Short task.
Write out, exactly and only, the lines that run from the top of the records to the line with "(dl0) at (1242,287)". Include both ends; exclude pictures.

[Figure scripts]
=-=-=-=-=
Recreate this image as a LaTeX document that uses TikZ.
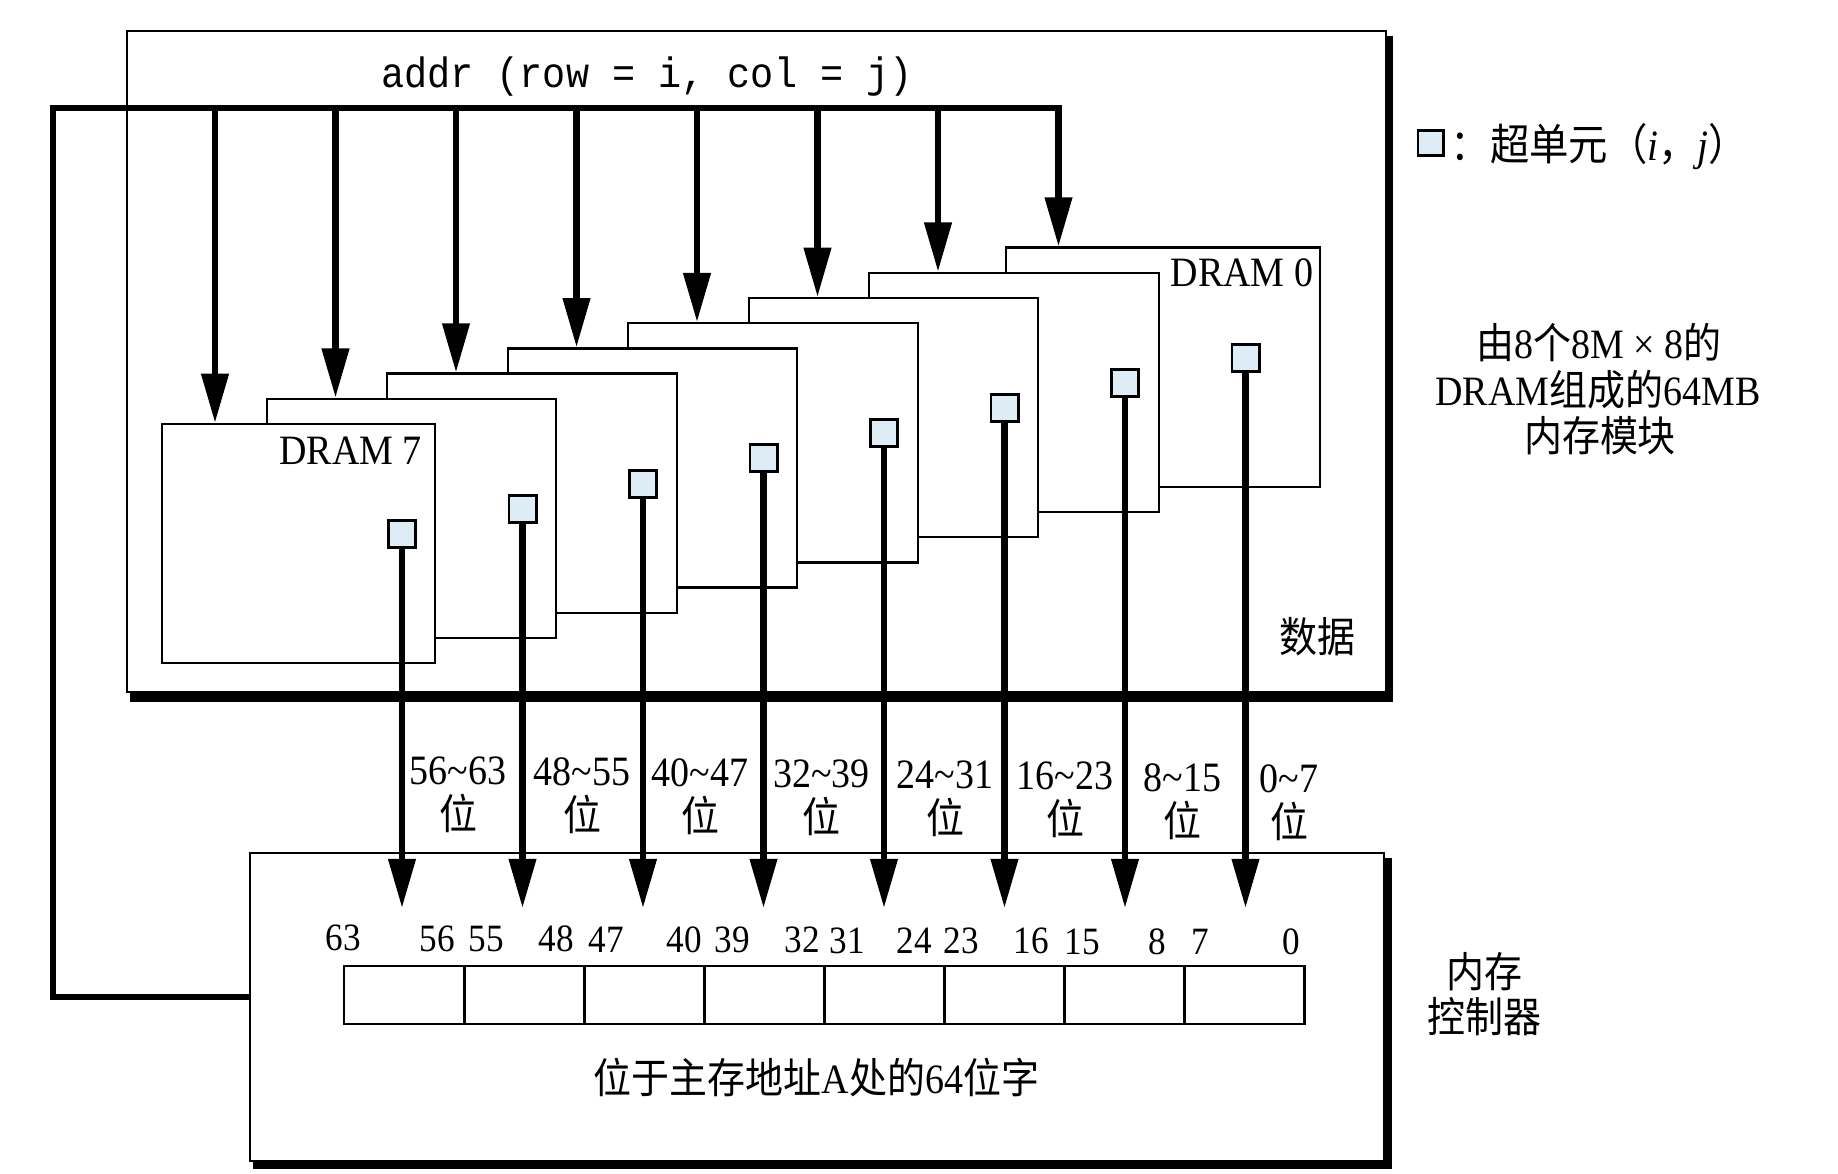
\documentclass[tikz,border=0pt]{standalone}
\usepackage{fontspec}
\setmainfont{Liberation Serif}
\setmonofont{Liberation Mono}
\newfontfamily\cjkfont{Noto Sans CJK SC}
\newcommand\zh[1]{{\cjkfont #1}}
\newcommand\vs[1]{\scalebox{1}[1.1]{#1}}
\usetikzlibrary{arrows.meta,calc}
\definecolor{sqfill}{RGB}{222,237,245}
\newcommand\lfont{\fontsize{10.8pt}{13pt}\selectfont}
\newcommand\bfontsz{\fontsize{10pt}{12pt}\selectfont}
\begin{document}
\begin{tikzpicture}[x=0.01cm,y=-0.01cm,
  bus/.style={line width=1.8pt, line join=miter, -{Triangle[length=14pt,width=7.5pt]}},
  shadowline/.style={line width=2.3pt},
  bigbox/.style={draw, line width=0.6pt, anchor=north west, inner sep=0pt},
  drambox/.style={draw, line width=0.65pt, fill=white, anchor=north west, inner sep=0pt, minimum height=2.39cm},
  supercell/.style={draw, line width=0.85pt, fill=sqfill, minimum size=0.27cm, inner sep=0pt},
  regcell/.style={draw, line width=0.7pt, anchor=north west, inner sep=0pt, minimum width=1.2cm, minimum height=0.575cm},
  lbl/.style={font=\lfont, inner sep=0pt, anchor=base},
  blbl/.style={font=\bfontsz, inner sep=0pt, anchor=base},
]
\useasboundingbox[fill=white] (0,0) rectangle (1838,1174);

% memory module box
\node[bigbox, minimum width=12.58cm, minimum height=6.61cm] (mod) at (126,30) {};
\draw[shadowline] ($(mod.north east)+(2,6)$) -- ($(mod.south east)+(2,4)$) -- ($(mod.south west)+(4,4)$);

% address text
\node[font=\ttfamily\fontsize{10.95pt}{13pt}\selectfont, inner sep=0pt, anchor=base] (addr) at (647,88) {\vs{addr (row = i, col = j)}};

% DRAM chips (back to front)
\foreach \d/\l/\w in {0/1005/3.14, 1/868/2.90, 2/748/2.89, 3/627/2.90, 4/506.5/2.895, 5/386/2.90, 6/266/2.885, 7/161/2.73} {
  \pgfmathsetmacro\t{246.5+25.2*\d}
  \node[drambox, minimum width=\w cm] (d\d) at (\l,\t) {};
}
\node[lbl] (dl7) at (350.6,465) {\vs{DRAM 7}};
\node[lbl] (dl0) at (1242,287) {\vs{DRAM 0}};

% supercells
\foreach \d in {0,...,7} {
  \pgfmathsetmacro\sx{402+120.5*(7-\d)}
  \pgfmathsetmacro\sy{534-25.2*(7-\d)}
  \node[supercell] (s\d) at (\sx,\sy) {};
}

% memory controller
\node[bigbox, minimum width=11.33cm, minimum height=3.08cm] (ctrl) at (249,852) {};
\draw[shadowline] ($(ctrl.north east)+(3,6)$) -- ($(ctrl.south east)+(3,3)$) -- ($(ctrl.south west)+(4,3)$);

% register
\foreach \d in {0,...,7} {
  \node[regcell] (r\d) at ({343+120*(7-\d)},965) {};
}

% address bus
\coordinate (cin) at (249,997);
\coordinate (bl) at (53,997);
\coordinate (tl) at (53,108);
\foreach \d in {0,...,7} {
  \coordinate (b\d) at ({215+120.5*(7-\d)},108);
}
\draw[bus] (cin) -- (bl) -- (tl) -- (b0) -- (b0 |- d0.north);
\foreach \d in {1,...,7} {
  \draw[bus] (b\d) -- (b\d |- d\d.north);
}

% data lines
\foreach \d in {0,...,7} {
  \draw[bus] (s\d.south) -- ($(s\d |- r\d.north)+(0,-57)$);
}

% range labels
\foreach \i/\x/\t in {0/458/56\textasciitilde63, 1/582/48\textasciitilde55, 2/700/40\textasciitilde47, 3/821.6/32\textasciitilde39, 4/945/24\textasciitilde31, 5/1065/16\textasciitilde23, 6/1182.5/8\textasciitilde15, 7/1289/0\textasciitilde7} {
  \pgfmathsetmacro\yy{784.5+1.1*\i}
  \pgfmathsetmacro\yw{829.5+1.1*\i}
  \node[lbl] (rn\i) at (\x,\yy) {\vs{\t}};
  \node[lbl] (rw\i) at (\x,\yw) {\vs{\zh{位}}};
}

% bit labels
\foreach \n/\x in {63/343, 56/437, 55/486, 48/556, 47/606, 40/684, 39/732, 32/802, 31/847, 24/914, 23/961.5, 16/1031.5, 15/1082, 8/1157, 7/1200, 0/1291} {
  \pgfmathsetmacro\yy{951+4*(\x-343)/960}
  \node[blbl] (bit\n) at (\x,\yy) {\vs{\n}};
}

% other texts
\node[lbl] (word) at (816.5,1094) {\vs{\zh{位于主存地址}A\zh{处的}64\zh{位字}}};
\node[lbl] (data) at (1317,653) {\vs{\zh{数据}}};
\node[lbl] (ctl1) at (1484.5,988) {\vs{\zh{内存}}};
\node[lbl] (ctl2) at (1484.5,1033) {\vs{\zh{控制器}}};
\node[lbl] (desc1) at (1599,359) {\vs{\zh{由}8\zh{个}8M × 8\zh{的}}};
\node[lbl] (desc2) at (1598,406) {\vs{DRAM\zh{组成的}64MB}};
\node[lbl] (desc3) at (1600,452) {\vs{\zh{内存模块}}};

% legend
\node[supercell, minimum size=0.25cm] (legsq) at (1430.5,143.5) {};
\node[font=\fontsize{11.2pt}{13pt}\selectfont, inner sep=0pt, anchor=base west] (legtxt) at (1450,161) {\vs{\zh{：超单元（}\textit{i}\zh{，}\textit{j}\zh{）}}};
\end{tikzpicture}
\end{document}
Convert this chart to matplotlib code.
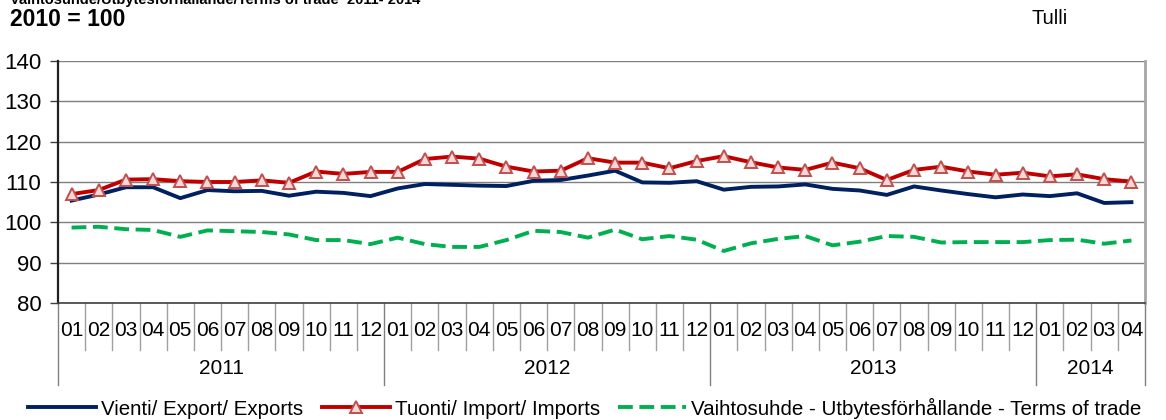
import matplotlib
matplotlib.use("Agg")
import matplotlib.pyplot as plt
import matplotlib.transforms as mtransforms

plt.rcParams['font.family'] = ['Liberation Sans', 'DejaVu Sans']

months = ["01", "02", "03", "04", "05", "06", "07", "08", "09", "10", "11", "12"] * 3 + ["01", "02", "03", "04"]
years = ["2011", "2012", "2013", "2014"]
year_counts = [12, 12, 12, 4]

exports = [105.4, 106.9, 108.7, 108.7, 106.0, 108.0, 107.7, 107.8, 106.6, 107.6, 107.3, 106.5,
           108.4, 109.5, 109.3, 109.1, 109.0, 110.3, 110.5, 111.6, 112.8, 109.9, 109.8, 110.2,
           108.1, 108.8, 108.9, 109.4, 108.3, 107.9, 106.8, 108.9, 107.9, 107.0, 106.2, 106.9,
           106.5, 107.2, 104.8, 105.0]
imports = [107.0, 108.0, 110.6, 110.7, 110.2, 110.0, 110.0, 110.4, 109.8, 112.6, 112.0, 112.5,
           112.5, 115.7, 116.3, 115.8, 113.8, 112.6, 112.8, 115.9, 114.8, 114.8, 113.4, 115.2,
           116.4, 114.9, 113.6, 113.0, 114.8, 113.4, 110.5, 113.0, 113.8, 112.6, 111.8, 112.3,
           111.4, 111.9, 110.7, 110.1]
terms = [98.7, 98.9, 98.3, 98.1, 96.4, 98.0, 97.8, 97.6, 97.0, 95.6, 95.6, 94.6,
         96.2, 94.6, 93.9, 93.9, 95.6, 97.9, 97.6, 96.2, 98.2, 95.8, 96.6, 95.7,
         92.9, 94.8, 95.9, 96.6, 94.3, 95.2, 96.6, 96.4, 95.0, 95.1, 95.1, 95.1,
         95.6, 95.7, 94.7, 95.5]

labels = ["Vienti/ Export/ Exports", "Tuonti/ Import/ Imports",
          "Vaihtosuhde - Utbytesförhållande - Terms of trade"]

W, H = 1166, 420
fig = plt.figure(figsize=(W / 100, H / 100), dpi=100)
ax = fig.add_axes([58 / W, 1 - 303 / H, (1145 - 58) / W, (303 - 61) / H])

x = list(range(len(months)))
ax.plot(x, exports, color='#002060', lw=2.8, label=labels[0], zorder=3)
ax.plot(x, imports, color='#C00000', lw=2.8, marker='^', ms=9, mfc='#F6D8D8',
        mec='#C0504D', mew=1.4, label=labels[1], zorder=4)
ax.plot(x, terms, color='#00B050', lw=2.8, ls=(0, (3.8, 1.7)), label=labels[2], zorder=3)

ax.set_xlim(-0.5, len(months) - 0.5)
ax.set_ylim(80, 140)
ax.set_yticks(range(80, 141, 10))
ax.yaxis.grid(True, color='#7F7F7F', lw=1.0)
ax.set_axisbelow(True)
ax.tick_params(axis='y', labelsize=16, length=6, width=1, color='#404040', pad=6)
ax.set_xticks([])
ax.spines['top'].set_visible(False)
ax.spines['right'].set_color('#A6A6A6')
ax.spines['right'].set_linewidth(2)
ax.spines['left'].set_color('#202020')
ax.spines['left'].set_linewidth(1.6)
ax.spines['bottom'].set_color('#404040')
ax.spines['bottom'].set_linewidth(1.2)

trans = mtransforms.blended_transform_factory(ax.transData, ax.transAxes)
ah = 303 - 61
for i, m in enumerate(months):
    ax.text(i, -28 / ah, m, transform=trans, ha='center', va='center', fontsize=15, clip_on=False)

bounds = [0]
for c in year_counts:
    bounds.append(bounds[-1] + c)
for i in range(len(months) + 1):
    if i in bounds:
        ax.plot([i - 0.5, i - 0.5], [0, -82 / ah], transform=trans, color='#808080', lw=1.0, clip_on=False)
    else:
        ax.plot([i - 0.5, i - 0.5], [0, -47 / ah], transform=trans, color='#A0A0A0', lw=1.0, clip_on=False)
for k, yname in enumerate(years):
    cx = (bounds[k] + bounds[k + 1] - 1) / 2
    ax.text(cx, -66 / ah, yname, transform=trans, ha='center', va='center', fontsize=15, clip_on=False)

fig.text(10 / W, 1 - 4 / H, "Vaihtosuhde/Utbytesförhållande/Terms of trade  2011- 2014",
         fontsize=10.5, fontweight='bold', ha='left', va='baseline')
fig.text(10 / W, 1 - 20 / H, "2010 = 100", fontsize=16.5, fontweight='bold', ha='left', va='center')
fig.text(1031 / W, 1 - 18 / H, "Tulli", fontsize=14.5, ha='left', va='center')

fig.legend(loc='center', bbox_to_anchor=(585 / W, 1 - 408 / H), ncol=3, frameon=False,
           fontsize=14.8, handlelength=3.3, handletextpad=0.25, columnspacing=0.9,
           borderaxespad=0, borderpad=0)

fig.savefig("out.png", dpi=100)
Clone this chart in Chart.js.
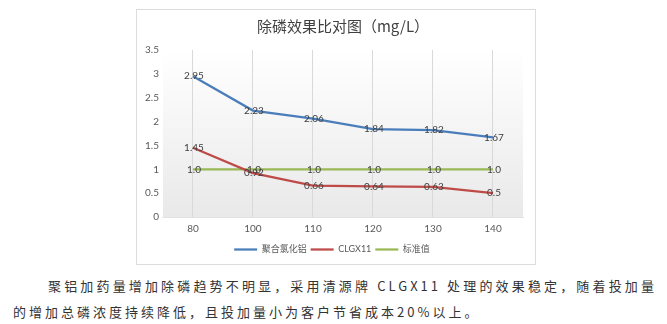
=-=-=-=-=
Result of the task.
Recreate this image as a LaTeX document that uses TikZ.
\documentclass[tikz,border=0pt]{standalone}
\usepackage{fontspec}
\setmainfont{Liberation Serif}
\setmonofont{Liberation Mono}
\newfontfamily\cjkfont{Noto Sans CJK SC}
\newcommand\zh[1]{{\cjkfont #1}}
\newcommand\vs[1]{\scalebox{1}[1.1]{#1}}
\usetikzlibrary{arrows.meta,calc}
\definecolor{sqfill}{RGB}{222,237,245}
\newcommand\lfont{\fontsize{10.8pt}{13pt}\selectfont}
\newcommand\bfontsz{\fontsize{10pt}{12pt}\selectfont}
\begin{document}
\begin{tikzpicture}[x=0.01cm,y=-0.01cm,
  bus/.style={line width=1.8pt, line join=miter, -{Triangle[length=14pt,width=7.5pt]}},
  shadowline/.style={line width=2.3pt},
  bigbox/.style={draw, line width=0.6pt, anchor=north west, inner sep=0pt},
  drambox/.style={draw, line width=0.65pt, fill=white, anchor=north west, inner sep=0pt, minimum height=2.39cm},
  supercell/.style={draw, line width=0.85pt, fill=sqfill, minimum size=0.27cm, inner sep=0pt},
  regcell/.style={draw, line width=0.7pt, anchor=north west, inner sep=0pt, minimum width=1.2cm, minimum height=0.575cm},
  lbl/.style={font=\lfont, inner sep=0pt, anchor=base},
  blbl/.style={font=\bfontsz, inner sep=0pt, anchor=base},
]
\useasboundingbox[fill=white] (0,0) rectangle (1838,1174);

% memory module box
\node[bigbox, minimum width=12.58cm, minimum height=6.61cm] (mod) at (126,30) {};
\draw[shadowline] ($(mod.north east)+(2,6)$) -- ($(mod.south east)+(2,4)$) -- ($(mod.south west)+(4,4)$);

% address text
\node[font=\ttfamily\fontsize{10.95pt}{13pt}\selectfont, inner sep=0pt, anchor=base] (addr) at (647,88) {\vs{addr (row = i, col = j)}};

% DRAM chips (back to front)
\foreach \d/\l/\w in {0/1005/3.14, 1/868/2.90, 2/748/2.89, 3/627/2.90, 4/506.5/2.895, 5/386/2.90, 6/266/2.885, 7/161/2.73} {
  \pgfmathsetmacro\t{246.5+25.2*\d}
  \node[drambox, minimum width=\w cm] (d\d) at (\l,\t) {};
}
\node[lbl] (dl7) at (350.6,465) {\vs{DRAM 7}};
\node[lbl] (dl0) at (1242,287) {\vs{DRAM 0}};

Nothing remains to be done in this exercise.